Extracted data –
####

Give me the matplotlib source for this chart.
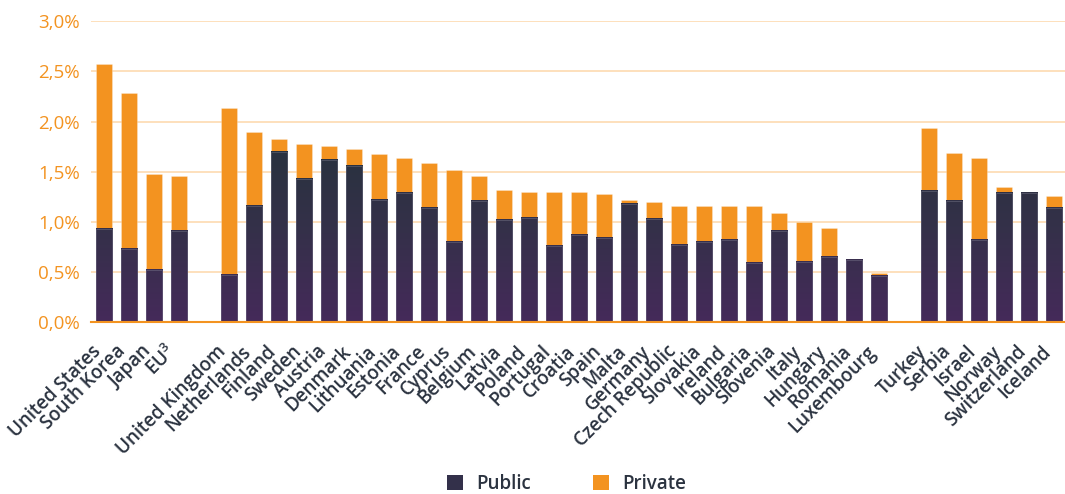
import numpy as np
import matplotlib
matplotlib.use("Agg")
import matplotlib.pyplot as plt
import matplotlib.transforms as mtransforms
from matplotlib.colors import LinearSegmentedColormap
from matplotlib.patches import Patch
from matplotlib.ticker import FuncFormatter

plt.rcParams['font.family'] = ['Open Sans', 'DejaVu Sans']

# three groups of countries, gap between groups
group1 = ["United States", "South Korea", "Japan", r"EU$^{\mathregular{3}}$"]
public1 = [0.93, 0.73, 0.52, 0.91]
private1 = [1.64, 1.55, 0.96, 0.55]

group2 = ["United Kingdom", "Netherlands", "Finland", "Sweden", "Austria", "Denmark",
          "Lithuania", "Estonia", "France", "Cyprus", "Belgium", "Latvia", "Poland",
          "Portugal", "Croatia", "Spain", "Malta", "Germany", "Czech Republic",
          "Slovakia", "Ireland", "Bulgaria", "Slovenia", "Italy", "Hungary",
          "Romania", "Luxembourg"]
public2 = [0.47, 1.16, 1.70, 1.43, 1.62, 1.56, 1.22, 1.29, 1.14, 0.80, 1.21, 1.02, 1.04,
           0.76, 0.87, 0.84, 1.18, 1.03, 0.77, 0.80, 0.82, 0.59, 0.91, 0.60, 0.65,
           0.62, 0.46]
private2 = [1.66, 0.74, 0.13, 0.35, 0.14, 0.17, 0.46, 0.35, 0.45, 0.72, 0.25, 0.30, 0.26,
            0.54, 0.43, 0.44, 0.04, 0.17, 0.39, 0.36, 0.34, 0.57, 0.18, 0.40, 0.29,
            0.01, 0.03]

group3 = ["Turkey", "Serbia", "Israel", "Norway", "Switzerland", "Iceland"]
public3 = [1.31, 1.21, 0.82, 1.29, 1.29, 1.14]
private3 = [0.63, 0.48, 0.82, 0.06, 0.00, 0.12]

ORANGE = "#F39320"
GRID = "#FDDAB0"
TEXT = "#2B3340"

labels = group1 + group2 + group3
public = np.array(public1 + public2 + public3)
private = np.array(private1 + private2 + private3)
pos = np.concatenate([np.arange(len(group1)),
                      np.arange(len(group2)) + len(group1) + 1,
                      np.arange(len(group3)) + len(group1) + len(group2) + 2])

fig = plt.figure(figsize=(10.65, 4.94), dpi=100)
ax = fig.add_axes([0.0854, 0.348, 0.9146, 0.609])

w = 0.65
ax.bar(pos, private, w, bottom=public, color=ORANGE, edgecolor=(1, 1, 1, 0.35),
       linewidth=0.5, zorder=2)

# public bars with vertical gradient (purple at bottom, navy higher up)
cmap = LinearSegmentedColormap.from_list("pub", ["#452A5A", "#35304A", "#28323E"])
grad = np.linspace(0, 1, 256).reshape(-1, 1)
for x, h in zip(pos, public):
    frac = min(h / 1.75, 1.0)
    ax.imshow(grad[: max(int(frac * 256), 2)], cmap=cmap, vmin=0, vmax=1,
              extent=(x - w / 2, x + w / 2, 0, h), origin="lower",
              aspect="auto", interpolation="bilinear", zorder=2)
    ax.add_patch(plt.Rectangle((x - w / 2, 0), w, h, facecolor="none",
                               edgecolor=(0.55, 0.55, 0.62, 0.5), linewidth=0.5, zorder=3))

ax.set_xlim(-0.52, 38.44)
ax.set_ylim(0, 3.0)
ax.set_yticks(np.arange(0, 3.01, 0.5))
ax.yaxis.set_major_formatter(FuncFormatter(lambda v, p: f"{v:.1f}%".replace(".", ",")))
ax.grid(axis="y", color=GRID, linewidth=1.2, zorder=0)
ax.set_axisbelow(True)
for s in ["top", "right", "left"]:
    ax.spines[s].set_visible(False)
ax.spines["bottom"].set_color(ORANGE)
ax.spines["bottom"].set_linewidth(1.5)
ax.spines["bottom"].set_zorder(4)
ax.tick_params(axis="y", length=0, pad=8, labelcolor=ORANGE, labelsize=13.5)
ax.tick_params(axis="x", length=0, pad=4)
ax.set_xticks(pos)
ax.set_xticklabels(labels, rotation=45, ha="right", rotation_mode="anchor",
                   color=TEXT, fontsize=13.5, fontweight="semibold")
shift = mtransforms.ScaledTranslation(-13 / 100, -14 / 100, fig.dpi_scale_trans)
for lab in ax.get_xticklabels():
    lab.set_transform(lab.get_transform() + shift)

handles = [Patch(facecolor="#33304A", label="Public"),
           Patch(facecolor=ORANGE, label="Private")]
fig.legend(handles=handles, loc="center", bbox_to_anchor=(0.532, 0.02), ncol=2,
           frameon=False, prop={"size": 13.5, "weight": "semibold"},
           handlelength=0.85, handleheight=0.85,
           handletextpad=0.7, columnspacing=3.3, labelcolor=TEXT)

fig.savefig("out.png", dpi=100)
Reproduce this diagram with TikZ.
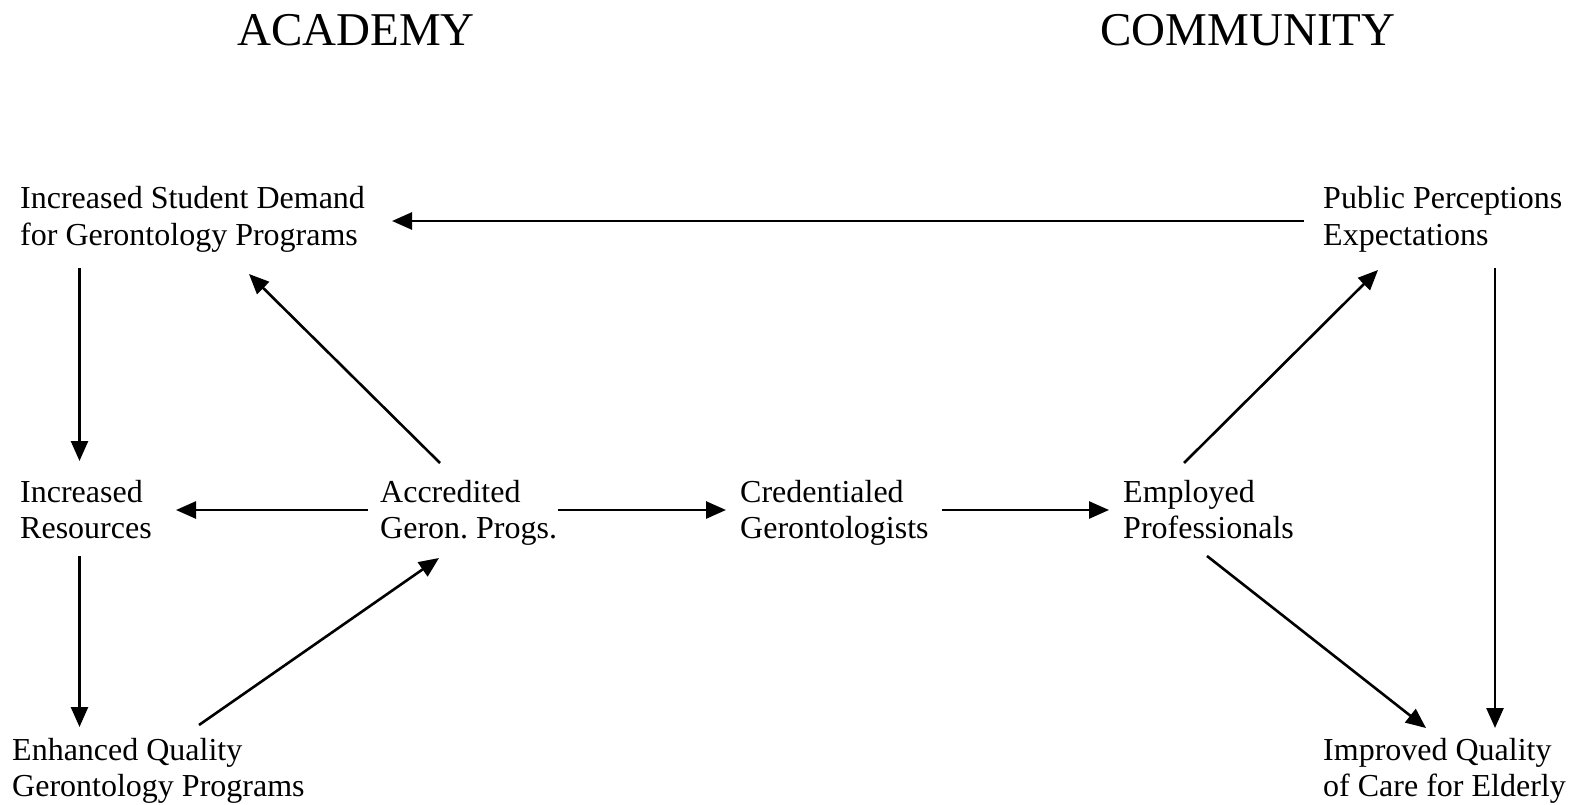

####

Work to complete – Which lines contain "with"? Copy each of them.

Answer to the exercise –
# public bars with vertical gradient (purple at bottom, navy higher up)
Reproduce this diagram with TikZ.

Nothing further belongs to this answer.